I Saved $75 – and my beloved pet never made it home from surgery.
Every day across the country animals go under sedation for a number of reasons – to get Spayed or Neutered, have a Dental procedure, get Lumps and Growths removed, have a Break or Fracture repaired, – the list is endless. What isn’t endless however, is the number of pets that don’t come home from their surgical procedure.
While any type of anaesthesia can be a risk to your pet, it is often the monitoring or post-surgical care that results in a pets death – not the anaesthetic drug itself.
Too often, veterinary clinics that charge less for their surgeries can do so because they are operating on fewer staff or less medically trained staff than they should be.
There is often a large difference between Certified or Registered Veterinary Technicians than “regular “vet techs”. Technicians that are Registered or Certified have graduated from a recognized college or university program and have passed the gruelling medical exams at the end that gives the Registered or Certified designation. In addition they must also maintain on-going training in order to keep their status or it is revoked. Regular vet technicians on the other hand are often graduates who did not pass the Designation Exams, or are “home grown”. Home grown refers to staff who have learned all their skills on-the-job. While many of them are great at what they do, others have been taught by other less-skilled technicians and other staff members. Also, in many clinics high school and other co-op placement students are often over-used for monitoring patients under anaesthetic and recovering from surgery without direct and constant supervision by trained veterinary workers. It only takes a moment for a sedated pet to stop breathing, or to aspirate (choke on vomit coming back up from the stomach into the lungs), or to fall from a surgical table onto the concrete floor. When your pet is in the fine balance between “life and death” (under anaesthetic) who do you want watching your pet – fully trained technician, or a student that has never seen an emergency under sedation or who would have no clue that your pet has stopped breathing?

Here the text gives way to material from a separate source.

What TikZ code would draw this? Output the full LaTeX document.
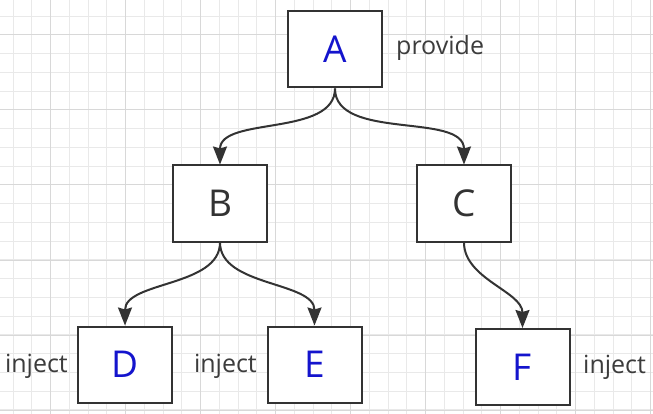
\documentclass[tikz,border=0pt]{standalone}
\usepackage{fontspec}
\setmainfont{Open Sans}
\usetikzlibrary{arrows.meta}
\definecolor{gridMinor}{RGB}{233,233,233}
\definecolor{gridMajor}{RGB}{216,216,216}
\definecolor{boxGray}{RGB}{51,51,51}
\definecolor{letterBlue}{RGB}{20,20,205}
\definecolor{labGray}{RGB}{60,60,60}
\tikzset{
  link/.style={draw=boxGray,line width=2pt,
    arrows={-Stealth[length=18pt,width=14pt,inset=2pt]},
    out=-90,in=90,looseness=0.9}}
\begin{document}
\begin{tikzpicture}[x=1pt,y=-1pt,
    box/.style={draw=boxGray,line width=2pt,fill=white,minimum width=94pt,
      minimum height=76pt,inner sep=0pt,font=\fontsize{37}{40}\selectfont},
    lab/.style={text=labGray,inner sep=0pt,font=\fontsize{25}{28}\selectfont}]
  \useasboundingbox (0,0) rectangle (653,414);
  \fill[white] (0,0) rectangle (653,414);
  % grid
  \foreach \i in {0,...,34}
    \draw[gridMinor,line width=1pt] ({13.1+18.75*\i},0) -- ({13.1+18.75*\i},414);
  \foreach \j in {0,...,21}
    \draw[gridMinor,line width=1pt] (0,{16.2+18.75*\j}) -- (653,{16.2+18.75*\j});
  \foreach \x in {50.6,125.6,...,653}
    \draw[gridMajor,line width=1pt] (\x,0) -- (\x,414);
  \foreach \y in {35,110,...,414}
    \draw[gridMajor,line width=1pt] (0,\y) -- (653,\y);
  % boxes
  \foreach \name/\x/\y/\col in {
      A/335/49.5/letterBlue,
      B/220/203.5/boxGray,
      C/464/203.5/boxGray,
      D/125/364.5/letterBlue,
      E/314.5/364.5/letterBlue,
      F/522.5/367/letterBlue}
    \node[box,text=\col] (\name) at (\x,\y) {\name};
  % labels
  \node[lab,anchor=west] (provA) at (396,48) {provide};
  \node[lab,anchor=east] (injD) at (68,366) {inject};
  \node[lab,anchor=east] (injE) at (257,366) {inject};
  \node[lab,anchor=west] (injF) at (583,367) {inject};
  % arrows
  \foreach \from/\to in {A/B,A/C,B/D,B/E,C/F}
    \draw[link] (\from.south) to (\to.north);
\end{tikzpicture}
\end{document}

Too often this is what happens when clients are lulled into a false sense of security and don’t know why all the other vets wanted more money for the “same” surgery. The “same” is in the “behind-the-scenes” expenses which include an adequate number of skilled staff monitoring and assisting the procedure, proper lifesaving drugs and monitoring equipment.
Saving $75 or $100 at a less experienced clinic can cost you a lot more than the small amount you saved on the procedure itself. It can cost money in extra medication for infection, it can cost for different treatments for a misdiagnosed problem, it can cost going to a specialist or another veterinarian to repair a botched surgery or it can cost the life of your pet.